• [Work instructions]: Return exactly, please, the lines that run from the line with "What Plotly code" to the line with "import plotly.graph_objects as go", ends included, and omit all pictures.

• [Supplied data]:
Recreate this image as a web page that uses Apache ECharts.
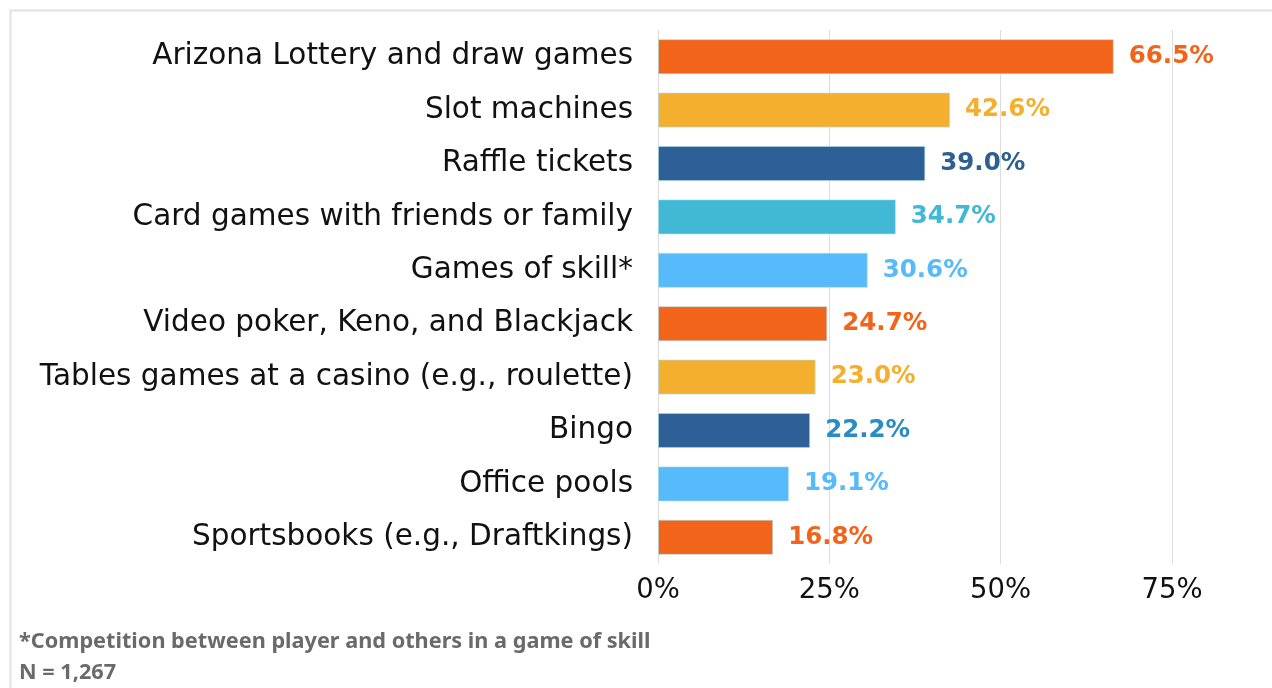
<!DOCTYPE html>
<html>
<head>
<meta charset="utf-8">
<script src="https://cdn.jsdelivr.net/npm/echarts@6/dist/echarts.min.js"></script>
<style>
  html, body { margin: 0; padding: 0; background: #ffffff; }
  #chart { width: 1272px; height: 688px; }
</style>
</head>
<body>
<div id="chart"></div>
<script>
// Gambling activities, share of respondents (%)
const categories = [
  'Arizona Lottery and draw games',
  'Slot machines',
  'Raffle tickets',
  'Card games with friends or family',
  'Games of skill*',
  'Video poker, Keno, and Blackjack',
  'Tables games at a casino (e.g., roulette)',
  'Bingo',
  'Office pools',
  'Sportsbooks (e.g., Draftkings)'
];
const values = [66.5, 42.6, 39.0, 34.7, 30.6, 24.7, 23.0, 22.2, 19.1, 16.8];
const barColors = ['#F26419', '#F5AF2E', '#2F5F97', '#41B8D5', '#56BAFB',
                   '#F26419', '#F5AF2E', '#2F5F97', '#56BAFB', '#F26419'];
const labelColors = ['#F26419', '#F5AF2E', '#2F5F8F', '#41B8D5', '#56BAFB',
                     '#F26419', '#F5AF2E', '#2B8CC4', '#56BAFB', '#F26419'];
const xTicks = [0, 25, 50, 75];
const footnotes = ['*Competition between player and others in a game of skill', 'N = 1,267'];

const WIDE = '"DejaVu Sans", "Noto Sans", sans-serif';
const NARROW = '"Noto Sans", "Open Sans", sans-serif';
const chart = echarts.init(document.getElementById('chart'), null, { renderer: 'canvas' });

chart.setOption({
  animation: false,
  grid: { left: 658, right: 100, top: 30, bottom: 124, containLabel: false },
  xAxis: {
    type: 'value',
    min: xTicks[0],
    max: xTicks[xTicks.length - 1],
    interval: 25,
    axisLine: { show: false },
    axisTick: { show: false },
    splitLine: { show: true, lineStyle: { color: '#DCDCDC', width: 1 } },
    axisLabel: {
      formatter: v => v + '%',
      color: '#111111',
      fontFamily: WIDE,
      fontSize: 27.5,
      margin: 13
    }
  },
  yAxis: {
    type: 'category',
    inverse: true,
    data: categories,
    axisLine: { show: false },
    axisTick: { show: false },
    axisLabel: {
      color: '#111111',
      fontFamily: WIDE,
      fontSize: 29.5,
      margin: 25,
      padding: [6, 0, 0, 0]
    }
  },
  series: [{
    type: 'bar',
    barWidth: 35,
    data: values.map((v, i) => ({
      value: v,
      itemStyle: { color: barColors[i], borderColor: 'rgba(170,220,230,0.6)', borderWidth: 1 },
      label: { color: labelColors[i] }
    })),
    label: {
      show: true,
      position: 'right',
      distance: 15,
      formatter: p => p.value.toFixed(1) + '%',
      fontFamily: WIDE,
      fontWeight: 'bold',
      fontSize: 24.5,
      padding: [4, 0, 0, 0]
    }
  }],
  graphic: [
    {
      type: 'polyline',
      shape: { points: [[10.5, 700], [10.5, 10.5], [1272, 10.5]] },
      style: { stroke: '#E2E2EA', lineWidth: 2, fill: null },
      silent: true
    },
    {
      type: 'text', left: 19, top: 631,
      style: { text: footnotes[0], fill: '#6A6A6A', font: 'bold 21.7px ' + NARROW }
    },
    {
      type: 'text', left: 19, top: 662,
      style: { text: footnotes[1], fill: '#6A6A6A', font: 'bold 21.7px ' + NARROW }
    }
  ]
});
</script>
</body>
</html>
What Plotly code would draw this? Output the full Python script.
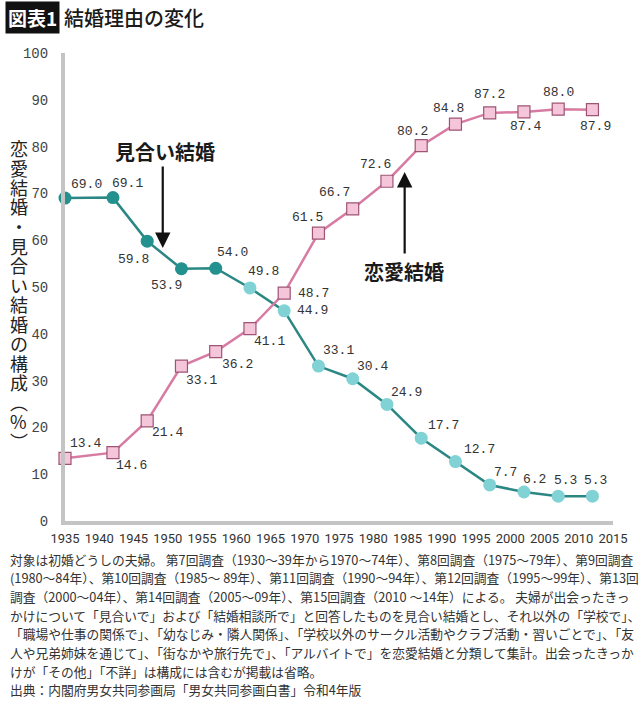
import plotly.graph_objects as go

years = [1935, 1942, 1947, 1952, 1957, 1962, 1967, 1972, 1977, 1982, 1987, 1992, 1997, 2002, 2007, 2012]
love = [13.4, 14.6, 21.4, 33.1, 36.2, 41.1, 48.7, 61.5, 66.7, 72.6, 80.2, 84.8, 87.2, 87.4, 88.0, 87.9]
arranged = [69.0, 69.1, 59.8, 53.9, 54.0, 49.8, 44.9, 33.1, 30.4, 24.9, 17.7, 12.7, 7.7, 6.2, 5.3, 5.3]
x_ticks = list(range(1935, 2016, 5))
y_ticks = list(range(0, 101, 10))

# label offsets (pixels, right / down) from each point
love_dx = [20, 19, 20, 20, 22, 20, 29, -11, -18, -11, -9, -7, 0, 2, 0, 3]
love_dy = [-15, 13, 12, 14, 13, 13, 0, -16, -16, -17, -14, -16, -18, 15, -17, 17]
arr_dx = [21, 15, -14, -15, 17, 14, 28, 20, 20, 20, 22, 24, 16, 11, 7, 3]
arr_dy = [-14, -14, 18, 17, -16, -16, 0, -16, -12, -12, -13, -12, -12, -12, -16, -16]

W, H = 640, 702
L, R, T, B = 65, 20, 53, 181
PW, PH = W - L - R, H - T - B


def fx(p):
    return (p - L) / PW


def fy(p):
    return (H - B - p) / PH


TEAL_LINE = "#2a8783"
TEAL_DARK = "#23918d"
TEAL_LIGHT = "#80d2d4"
PINK_LINE = "#d87ba3"
PINK_FILL = "#f5c5d9"
PINK_EDGE = "#9e5474"
MONO = "Liberation Mono, DejaVu Sans Mono, monospace"
JP = "Noto Sans CJK JP, sans-serif"

fig = go.Figure()
teal_colors = [TEAL_DARK if y < 1960 else TEAL_LIGHT for y in years]
fig.add_trace(go.Scatter(
    x=years, y=arranged, mode="lines+markers",
    line=dict(color=TEAL_LINE, width=2.5),
    marker=dict(symbol="circle", size=13, color=teal_colors, line=dict(width=0)),
    cliponaxis=False, showlegend=False, hoverinfo="skip",
))
fig.add_trace(go.Scatter(
    x=years, y=love, mode="lines+markers",
    line=dict(color=PINK_LINE, width=2.5),
    marker=dict(symbol="square", size=12, color=PINK_FILL, line=dict(width=1.2, color=PINK_EDGE)),
    cliponaxis=False, showlegend=False, hoverinfo="skip",
))

ann = []
lab_font = dict(family=MONO, size=13, color="#333333")
for yr, v, dx, dy in zip(years, arranged, arr_dx, arr_dy):
    ann.append(dict(xref="x", yref="y", x=yr, y=v, text=f"{v:.1f}", showarrow=False,
                    xshift=dx, yshift=-dy, xanchor="center", yanchor="middle", font=lab_font))
for yr, v, dx, dy in zip(years, love, love_dx, love_dy):
    ann.append(dict(xref="x", yref="y", x=yr, y=v, text=f"{v:.1f}", showarrow=False,
                    xshift=dx, yshift=-dy, xanchor="center", yanchor="middle", font=lab_font))

# title
ann.append(dict(xref="paper", yref="paper", x=fx(4), y=fy(17), xanchor="left", yanchor="middle",
                text="<b>図表1</b>", showarrow=False, bgcolor="#111111", borderpad=2,
                font=dict(family=JP, size=19, color="white")))
ann.append(dict(xref="paper", yref="paper", x=fx(62), y=fy(17), xanchor="left", yanchor="middle",
                text="結婚理由の変化", showarrow=False,
                font=dict(family=JP, size=20, color="#1a1a1a", weight=500)))

# vertical y-axis title
ytitle = list("恋愛結婚・見合い結婚の構成") + ["︵", "%", "︶"]
y0 = 148
for i, ch in enumerate(ytitle):
    ann.append(dict(xref="paper", yref="paper", x=fx(18), y=fy(y0 + i * 19.5),
                    xanchor="center", yanchor="middle", text=ch, showarrow=False,
                    font=dict(family=JP, size=18, color="#222222")))

# series labels with arrows
ann.append(dict(xref="paper", yref="paper", x=fx(166), y=fy(151), xanchor="center", yanchor="middle",
                text="<b>見合い結婚</b>", showarrow=False, font=dict(family=JP, size=20, color="#1a1a1a")))
ann.append(dict(xref="paper", yref="paper", x=fx(164), y=fy(248), text="", showarrow=True,
                ax=0, ay=-83, arrowhead=2, arrowsize=1.4, arrowwidth=2.2, arrowcolor="#111111"))
ann.append(dict(xref="paper", yref="paper", x=fx(408), y=fy(271), xanchor="center", yanchor="middle",
                text="<b>恋愛結婚</b>", showarrow=False, font=dict(family=JP, size=20, color="#1a1a1a")))
ann.append(dict(xref="paper", yref="paper", x=fx(409), y=fy(172), text="", showarrow=True,
                ax=0, ay=83, arrowhead=2, arrowsize=1.4, arrowwidth=2.2, arrowcolor="#111111"))

notes = [
    "対象は初婚どうしの夫婦。 第7回調査（1930～39年から1970～74年）、第8回調査（1975～79年）、第9回調査",
    "(1980～84年）、第10回調査（1985～ 89年）、第11回調査（1990～94年）、第12回調査（1995～99年）、第13回",
    "調査（2000～04年）、第14回調査（2005～09年）、第15回調査（2010 ～14年）による。 夫婦が出会ったきっ",
    "かけについて「見合いで」および「結婚相談所で」と回答したものを見合い結婚とし、それ以外の「学校で」、",
    "「職場や仕事の関係で」、「幼なじみ・隣人関係」、「学校以外のサークル活動やクラブ活動・習いごとで」、「友",
    "人や兄弟姉妹を通じて」、「街なかや旅行先で」、「アルバイトで」を恋愛結婚と分類して集計。出会ったきっか",
    "けが「その他」「不詳」は構成には含むが掲載は省略。",
    "出典：内閣府男女共同参画局「男女共同参画白書」令和4年版",
]
for i, line in enumerate(notes):
    ann.append(dict(xref="paper", yref="paper", x=fx(7), y=fy(559 + i * 18.7), xanchor="left",
                    yanchor="middle", text=line, showarrow=False,
                    font=dict(family=JP, size=12.75, color="#333333")))

fig.update_layout(
    width=W, height=H, margin=dict(l=L, r=R, t=T, b=B, pad=0),
    paper_bgcolor="white", plot_bgcolor="white",
    annotations=ann,
    xaxis=dict(range=[1935, 2015], tickvals=x_ticks, ticktext=[str(v) for v in x_ticks],
               showgrid=False, zeroline=False, showline=True, linecolor="#c4c4c4", linewidth=4,
               ticks="", tickfont=dict(family="Roboto, sans-serif", size=13, color="#333333"),
               ticklabelstandoff=2),
    yaxis=dict(range=[0, 100], tickvals=y_ticks, showgrid=False, zeroline=False, showline=True,
               linecolor="#c4c4c4", linewidth=4, ticks="",
               tickfont=dict(family=MONO, size=14, color="#444444"), ticklabelstandoff=10),
)

fig.write_html("out.html")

• [Finished exercise]:
What Plotly code would draw this? Output the full Python script.
import plotly.graph_objects as go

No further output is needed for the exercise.